男と女の触れ合いの微妙さ。それは、いいとか悪いとかいうよりもむしろ弱いと言うべきかもしれない。男と女の惹き合う強烈な力の前には、ふだん持ち合わせている倫理も道徳も、ほとんど無力になる。

 動物なんだな。そう冷たい気持ちになる。どんなに優しい人間でも、素晴らしい人間でも、性を止めることはできない。じゃあどんな風に愛せばいいのか。大切な人の過ちを、ゆるすことなのかもしれない。きっと、それでも一緒にいたい気持ちが、最後に相手を許せることのなるんだと思う。

他人本位

恋というものだけは、この世で最も純粋なものだと思っていたけれど、恋もまた、結局は自分中心なものに過ぎないのかもしれない。

  恋は自分中心なものだと私も思う。良一が奈緒美を好きになったのは「この人と一緒になって僕は生まれ変わるんだ」と思ったから。純粋なもの。それが何のなのか、私にはまだ分からない。

ほんとうは、自分というものを知るためには、心のすみずみまで照らし出す強力な光が必要だったのに……。

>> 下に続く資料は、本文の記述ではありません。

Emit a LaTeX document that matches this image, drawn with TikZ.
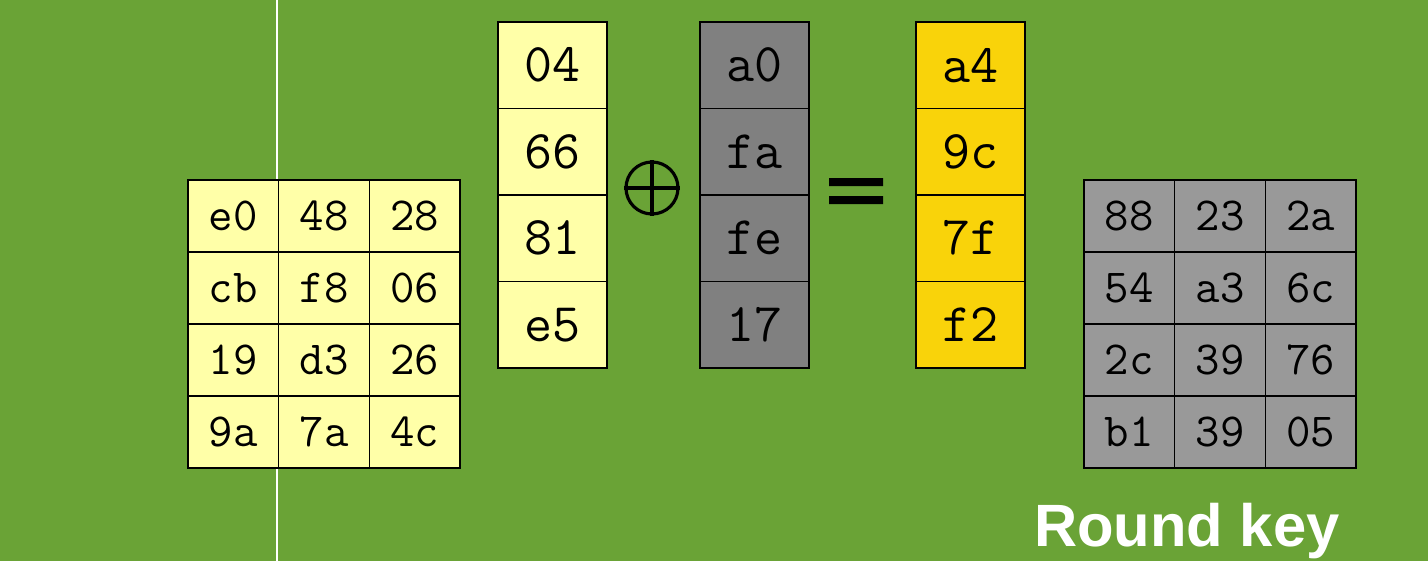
\documentclass[tikz,border=0pt]{standalone}
\usepackage{fontspec}
\setsansfont{Liberation Sans}
\begin{document}
\begin{tikzpicture}[x=0.02cm,y=-0.02cm,
  cell/.style={draw=black,line width=0.8pt,minimum width=90.7*0.02cm,minimum height=72*0.02cm,inner sep=0,font=\ttfamily\fontsize{27}{27}\selectfont},
  col/.style={draw=black,line width=0.8pt,minimum width=109*0.02cm,minimum height=86.5*0.02cm,inner sep=0,font=\ttfamily\fontsize{31}{31}\selectfont}]
\definecolor{bg}{HTML}{6AA336}
\definecolor{ly}{HTML}{FFFFA8}
\definecolor{dg}{HTML}{808080}
\definecolor{yy}{HTML}{F9D30A}
\definecolor{lg}{HTML}{999999}
\fill[bg] (0,0) rectangle (1428,561);
\useasboundingbox (0,0) rectangle (1428,561);
\draw[white,line width=0.8pt] (277,0) -- (277,561);
% left matrix
\foreach \r/\a/\b/\c [count=\i] in {0/e0/48/28,1/cb/f8/06,2/19/d3/26,3/9a/7a/4c}{
  \node[cell,fill=ly] (l\i a) at (233.3,216+72*\r) {\a};
  \node[cell,fill=ly] (l\i b) at (324,216+72*\r) {\b};
  \node[cell,fill=ly] (l\i c) at (414.7,216+72*\r) {\c};
}
% right matrix
\foreach \r/\a/\b/\c [count=\i] in {0/88/23/2a,1/54/a3/6c,2/2c/39/76,3/b1/39/05}{
  \node[cell,fill=lg] (r\i a) at (1129.3,216+72*\r) {\a};
  \node[cell,fill=lg] (r\i b) at (1220,216+72*\r) {\b};
  \node[cell,fill=lg] (r\i c) at (1310.7,216+72*\r) {\c};
}
% columns
\foreach \r/\a/\b/\c [count=\i] in {0/04/a0/a4,1/66/fa/9c,2/81/fe/7f,3/e5/17/f2}{
  \node[col,fill=ly] (c\i a) at (552.5,65.25+86.5*\r) {\a};
  \node[col,fill=dg] (c\i b) at (754.5,65.25+86.5*\r) {\b};
  \node[col,fill=yy] (c\i c) at (970.5,65.25+86.5*\r) {\c};
}
\node[circle,draw=black,line width=1.8pt,minimum size=52*0.02cm,inner sep=0] (xor) at (652,188) {};
\draw[line width=1.8pt] (xor.north) -- (xor.south) (xor.west) -- (xor.east);
\node (eq) at (856,190) {};
\fill[black] (829,178) rectangle (883,186) (829,196) rectangle (883,204);
\node[white,font=\sffamily\bfseries\fontsize{34}{34}\selectfont,anchor=base] (rk) at (1187,546) {Round key};
\end{tikzpicture}
\end{document}
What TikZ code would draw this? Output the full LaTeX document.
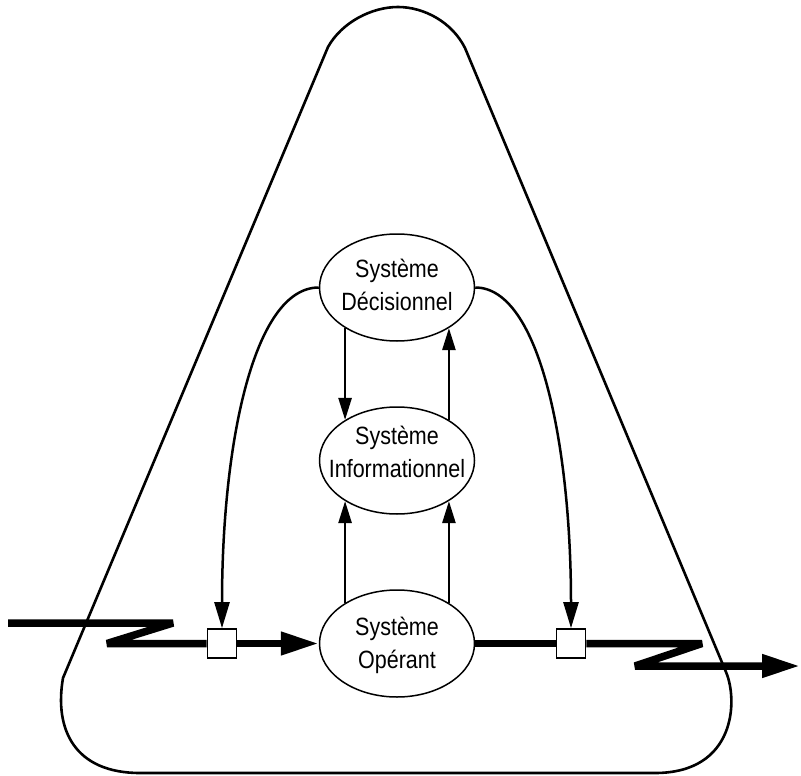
\documentclass[tikz,border=0pt]{standalone}
\usepackage{fontspec}
\setmainfont[FakeStretch=0.86]{Liberation Sans}
\usetikzlibrary{shapes.geometric,arrows.meta,calc}

% Two-line label of fixed footprint, shifted down by #1 (pt)
\newcommand{\syslabel}[2]{\makebox[0pt]{\smash{\raisebox{-#1pt}{\begin{tabular}{@{}c@{}}#2\end{tabular}}}}}

\begin{document}
\begin{tikzpicture}[x=1pt,y=-1pt,
  system/.style={ellipse, draw, line width=1.5pt, fill=white, inner sep=0pt,
                 minimum width=155pt, minimum height=107pt,
                 font=\fontsize{25}{33}\selectfont},
  gate/.style={rectangle, draw, line width=1.6pt, fill=white, minimum size=29pt, inner sep=0pt},
  flow/.style={line width=7.5pt, line join=bevel},
  flowhead/.style={-{Triangle[length=38pt,width=22pt]}},
  link/.style={line width=2.5pt, -{Triangle[length=26pt,width=15pt]}},
  feed/.style={line width=2.5pt, -{Triangle[length=22pt,width=13pt]}},
  hull/.style={line width=2.6pt, line join=round}]
\useasboundingbox (0,0) rectangle (801,776);

% enclosing system boundary
\draw[hull] (63,678) -- (328,47)
  .. controls (342,22) and (372,7) .. (398,7)
  .. controls (424,7) and (452,22) .. (465,48)
  -- (726,672)
  .. controls (738,700) and (736,773) .. (655,773)
  -- (140,773)
  .. controls (75,773) and (54,730) .. (63,678) -- cycle;

% the three subsystems
\node[system] (dec) at (397,287.5) {\syslabel{6}{Système\\Décisionnel}};
\node[system] (info) at (397,460.5) {\syslabel{0.5}{Système\\Informationnel}};
\node[system] (ope) at (397,643.5) {\syslabel{8}{Système\\Opérant}};

% regulation gates on the flow
\node[gate] (g1) at (222,643.5) {};
\node[gate] (g2) at (571,643.5) {};

% incoming and outgoing flow
\coordinate (in0) at (8,623);
\coordinate (in1) at (173,623);
\coordinate (in2) at (107,643.5);
\coordinate (out1) at (702,643.5);
\coordinate (out2) at (635,666);
\coordinate (out3) at (800,666);
\draw[flow] (in0) -- (in1) -- (in2) -- (g1);
\draw[flow, flowhead] (g1) -- (ope);
\draw[flow] (ope) -- (g2);
\draw[flow, flowhead] (g2) -- (out1) -- (out2) -- (out3);

% information exchanges between subsystems
\draw[feed] (dec.218) -- (info.142);
\draw[feed] (info.38) -- (dec.322);
\draw[feed] (ope.142) -- (info.218);
\draw[feed] (ope.38) -- (info.322);

% decisions acting on the gates
\draw[link] (dec.west) .. controls +(-65,0) and +(0,-185) .. (g1.north);
\draw[link] (dec.east) .. controls +(65,0) and +(0,-180) .. (g2.north);
\end{tikzpicture}
\end{document}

  誰かの存在が自分の胸に光を照らしてくれる。相手を傷つけても、自分は傷つかないで生きてきた良一にとって、奈緒美は間違いなく救いだったのかもしれない。光とは、「誰かのために」と思う心のことだと思う。そう思える人が「光」なんだと思いたい。

愛について

◆自分に関する記憶や思いや遺伝子を、相手に刻みたいという思い。L&Pさん
◆ケーキに書き込むメッセージを注文しているときの感情。cable_carさん
◆ほんまにあかん人やなぁ…と思いながらも見守りたい、生きる助けになりたいと思う気持ち。山崎響さん
◆二人なのに一人のような感じ。希望岬さん
◆人を天国にも地獄にも突き落とす制御不能な感情。HIROAKIさん
◆若者は肌を重ね、年配者は言葉を重ねる。越乃屋さん
◆不自由になることが自然と我慢できる状態。KO-すけさん
◆相手の痛みを自分の痛みのように感じられる瞬間。KTさん
◆「独占欲」を綺麗な言葉で言い換えたもの。ayumiさん
◆絶え間ない努力の結晶。あじさいさん
◆未だ科学では解明されていないエネルギーの一種。行動力、思考力、及び幸福感に変換可能。nakanoさん
◆心のコタツ。rikakumiさん
◆人である原点。MeSiYaさん
◆人を美しくもし、醜くもする矛盾にあふれたもの。潮騒のメモリーズさん
◆恋では補えないもの。感情に勝る思い。距離や時間を隔てても朽ちないもの。Natsuさん
◆目に見えずかけがえのないもの。知らず知らずのうち育ち、壊れるはかない存在のため、多くの人が見ようと努力するもの。JINJINさん
◆無条件に受け入れられる、存在そのもの。しーずーさん
(「あなたの言葉を辞書に載せよう。」優秀作品より引用)

まとめ

 良一は、最後は誰一人誰にも見送られることなく凍死した。奈緒美は、最後まで良一を許せなかった自分を憎んでいる。ただ、二人とも、許しを必要としているのだということ。誰も許すことを求めているのだとそう感じました。

 私にとっての愛するとは、「その人の役に立ちたい、力になりたい」という気持ち。「愛する」なんて軽々しく言えるのは愛してないの同じだと思ってる。「付き合いたい」の代わりに「一緒にいたい」に。「結婚したい」の代わりに、「来年の今ごろも今日みたいに笑って話してたい」に。もし明日、その人が突然難病になって「1億円なければ、死んでしまう」となったら……。明日、その人が誰かを殺してしまったら……。そんな極論じゃなくても、ある日その人から「自分が必要ではなくなったら」。

 だから「愛する」なんて軽々しく言えない。でも、自分の全てを使ってでも「役に立ちたい」と思える、目の前の人を大切にしたい。いつか他人になってしまうんだとしても。それまでは、その人にとって「役に立てる」自分でいたい。